I know its not main point of the article, but the "Bigger Holding Space" results are surprising to me. The idle time barely changes at all, and even the response time change is very moderate (<10% increase), while rejection rate drops three orders of magnitude(!). I suppose this is somehow an artifact on the particular distributions chosen in the example? Also intuitively tail-end latency (like p99) would suffer more when you add queues, I guess figuring that out analytically is more difficult..
Most queues are nearly empty most of the time. (Consequently, most queues have oversized limits.)
The only time I've experienced queues grow beyond "nearly empty" are either
1. When there is high request-to-request variability. E.g. one request triggers a garbage collection or something pathological in the database or another shared resource, that blocks all other requests from processing. This can quickly build up a serious queue.

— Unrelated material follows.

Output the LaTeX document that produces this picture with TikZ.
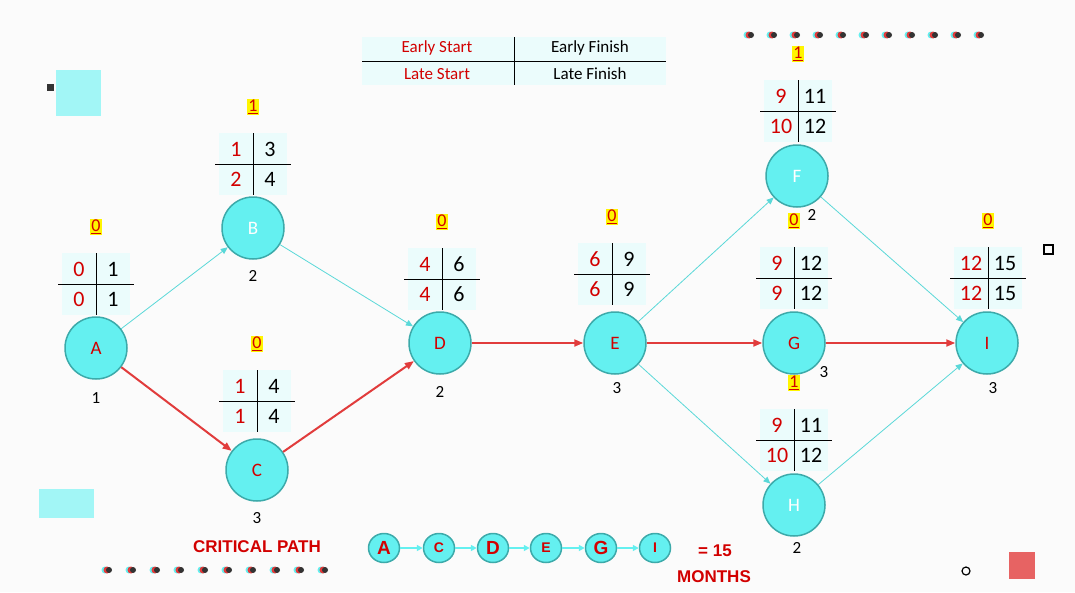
\documentclass[tikz,border=0pt]{standalone}
\usepackage{fontspec}
\setmainfont{Carlito}
\newfontfamily\cpfont{Liberation Sans}
\usetikzlibrary{arrows.meta,shapes.geometric}

\definecolor{actcyan}{RGB}{100,240,240}
\definecolor{actedge}{RGB}{60,170,170}
\definecolor{critred}{RGB}{225,60,60}
\definecolor{txtred}{RGB}{210,0,0}
\definecolor{tblbg}{RGB}{235,252,252}
\definecolor{slackbg}{RGB}{255,245,0}

\tikzset{
	activity/.style={circle, draw=actedge, line width=1.5pt, fill=actcyan, minimum size=62pt, font=\fontsize{19}{19}\selectfont},
	duration/.style={font=\fontsize{17}{17}\selectfont},
	normal/.style={-{Triangle[length=7pt,width=6pt]}, draw=actcyan!90!black, line width=0.8pt},
	critical/.style={-{Triangle[length=9pt,width=7pt]}, draw=critred, line width=2pt},
	cell/.style={font=\fontsize{22}{22}\selectfont, inner sep=0pt},
	slack/.style={fill=slackbg, inner sep=1pt, font=\fontsize{18}{18}\selectfont\color{txtred}},
	mini/.style={ellipse, draw=actedge, line width=1.5pt, fill=actcyan, minimum width=31pt, minimum height=29pt, inner sep=0pt, font=\cpfont\bfseries\fontsize{19}{19}\selectfont\color{txtred}},
	dot/.style={circle, inner sep=0pt, minimum size=7pt}
}

% time table above an activity: name, x, y(cross), es, ef, ls, lf, slack
\newcommand{\timetable}[8]{
	\fill[tblbg] (#2-34,#3-31) rectangle (#2+34,#3+31);
	\draw[line width=1pt] (#2,#3-31) -- (#2,#3+31);
	\draw[line width=1pt] (#2-38,#3) -- (#2+38,#3);
	\node[cell, text=txtred] (#1es) at (#2-17,#3-15) {#4};
	\node[cell] (#1ef) at (#2+17,#3-15) {#5};
	\node[cell, text=txtred] (#1ls) at (#2-17,#3+15) {#6};
	\node[cell] (#1lf) at (#2+17,#3+15) {#7};
	\node[slack] (#1sl) at (#2,#3-57) {\underline{#8}};
}

\begin{document}
\begin{tikzpicture}[x=1pt,y=-1pt]
	\useasboundingbox[fill=white!97!gray] (0,0) rectangle (1075,592);

	% legend
	\fill[tblbg] (362,37) rectangle (666,85);
	\draw (362,61) -- (666,61);
	\draw (514,37) -- (514,85);
	\node[font=\fontsize{17}{17}\selectfont, text=txtred] (les) at (437,48) {Early Start};
	\node[font=\fontsize{17}{17}\selectfont] (lef) at (590,48) {Early Finish};
	\node[font=\fontsize{17}{17}\selectfont, text=txtred] (lls) at (437,74) {Late Start};
	\node[font=\fontsize{17}{17}\selectfont] (llf) at (590,74) {Late Finish};

	% decoration
	\fill[actcyan!60] (56,70) rectangle (101,116);
	\fill[actcyan!60] (39,489) rectangle (94,518);
	\fill[black!80] (47,84) rectangle (54,91);
	\fill[critred!80] (1009,552) rectangle (1035,579);
	\draw[line width=1.2pt] (1044,245) rectangle (1053,254);
	\draw[line width=1.2pt] (966,571) circle (4);
	\foreach \x in {750,773,...,980} {
		\node[dot, fill=actcyan] at (\x-3,35) {};
		\node[dot, fill=critred] at (\x-1,35) {};
		\node[dot, fill=black!80, minimum size=6pt] at (\x+1,35) {};
	}
	\foreach \x in {108,132,...,335} {
		\node[dot, fill=actcyan] at (\x-3,570) {};
		\node[dot, fill=critred] at (\x-1,570) {};
		\node[dot, fill=black!80, minimum size=6pt] at (\x+1,570) {};
	}

	% activities
	\node[activity, text=txtred] (A) at (96,348) {A};
	\node[activity, text=white] (B) at (253,228) {B};
	\node[activity, text=txtred] (C) at (257,470) {C};
	\node[activity, text=txtred] (D) at (440,343) {D};
	\node[activity, text=txtred] (E) at (615,343) {E};
	\node[activity, text=white] (F) at (797,176) {F};
	\node[activity, text=txtred] (G) at (794,343) {G};
	\node[activity, text=white] (H) at (794,505) {H};
	\node[activity, text=txtred] (I) at (987,343) {I};

	\node[duration] (Ad) at (96,398) {1};
	\node[duration] (Bd) at (253,276) {2};
	\node[duration] (Cd) at (257,518) {3};
	\node[duration] (Dd) at (440,392) {2};
	\node[duration] (Ed) at (617,388) {3};
	\node[duration] (Fd) at (812,215) {2};
	\node[duration] (Gd) at (824,372) {3};
	\node[duration] (Hd) at (797,548) {2};
	\node[duration] (Id) at (993,388) {3};

	\timetable{A}{96}{284}{0}{1}{0}{1}{0}
	\timetable{B}{253}{164}{1}{3}{2}{4}{1}
	\timetable{C}{257}{401}{1}{4}{1}{4}{0}
	\timetable{D}{442}{279}{4}{6}{4}{6}{0}
	\timetable{E}{612}{274}{6}{9}{6}{9}{0}
	\timetable{F}{798}{111}{9}{11}{10}{12}{1}
	\timetable{G}{794}{278}{9}{12}{9}{12}{0}
	\timetable{H}{794}{440}{9}{11}{10}{12}{1}
	\timetable{I}{988}{278}{12}{15}{12}{15}{0}

	% dependencies
	\draw[normal] (A) -- (B);
	\draw[normal] (B) -- (D);
	\draw[normal] (E) -- (F);
	\draw[normal] (F) -- (I);
	\draw[normal] (E) -- (H);
	\draw[normal] (H) -- (I);
	\draw[critical] (A) -- (C);
	\draw[critical] (C) -- (D);
	\draw[critical] (D) -- (E);
	\draw[critical] (E) -- (G);
	\draw[critical] (G) -- (I);

	% critical path
	\node[font=\cpfont\bfseries\fontsize{17}{17}\selectfont, text=txtred] (cp) at (257,547) {CRITICAL PATH};
	\node[mini] (pA) at (384,548) {A};
	\node[mini] (pC) at (439,548) {\fontsize{14}{14}\selectfont C};
	\node[mini] (pD) at (493,548) {D};
	\node[mini] (pE) at (546,548) {\fontsize{14}{14}\selectfont E};
	\node[mini] (pG) at (601,548) {G};
	\node[mini] (pI) at (655,548) {\fontsize{14}{14}\selectfont I};
	\foreach \a/\b in {pA/pC,pC/pD,pD/pE,pE/pG,pG/pI}
		\draw[-{Triangle[length=6pt,width=6pt]}, draw=actcyan, line width=1.5pt] (\a) -- (\b);
	\node[font=\cpfont\bfseries\fontsize{17}{17}\selectfont, text=txtred] (mo1) at (715,551) {= 15};
	\node[font=\cpfont\bfseries\fontsize{17}{17}\selectfont, text=txtred] (mo2) at (714,577) {MONTHS};
\end{tikzpicture}
\end{document}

2. When the system is designed too weak for peak loads (e.g. in the afternoon for online stores) with the expectation that once the peak subsides, things will be quiet enough to catch up with the overload.
This model does not deal with case 1 (since the exponential distribution has comparatively little variance) and is supposed to represent a system where 2 isn't a factor either.
----
In terms of tail latency: I agree! That might end up being a future article because it would have been too much for this one.
"If what you need is a fast system, don't start with a slow system and try to load balance or queue your way out of your problems. Design a fast system from the start."
No, but I am curious and will once I can take the time! It doesn't appear to bear much resemblance to the TL;DR though, since it assumes the service rate is inflexible.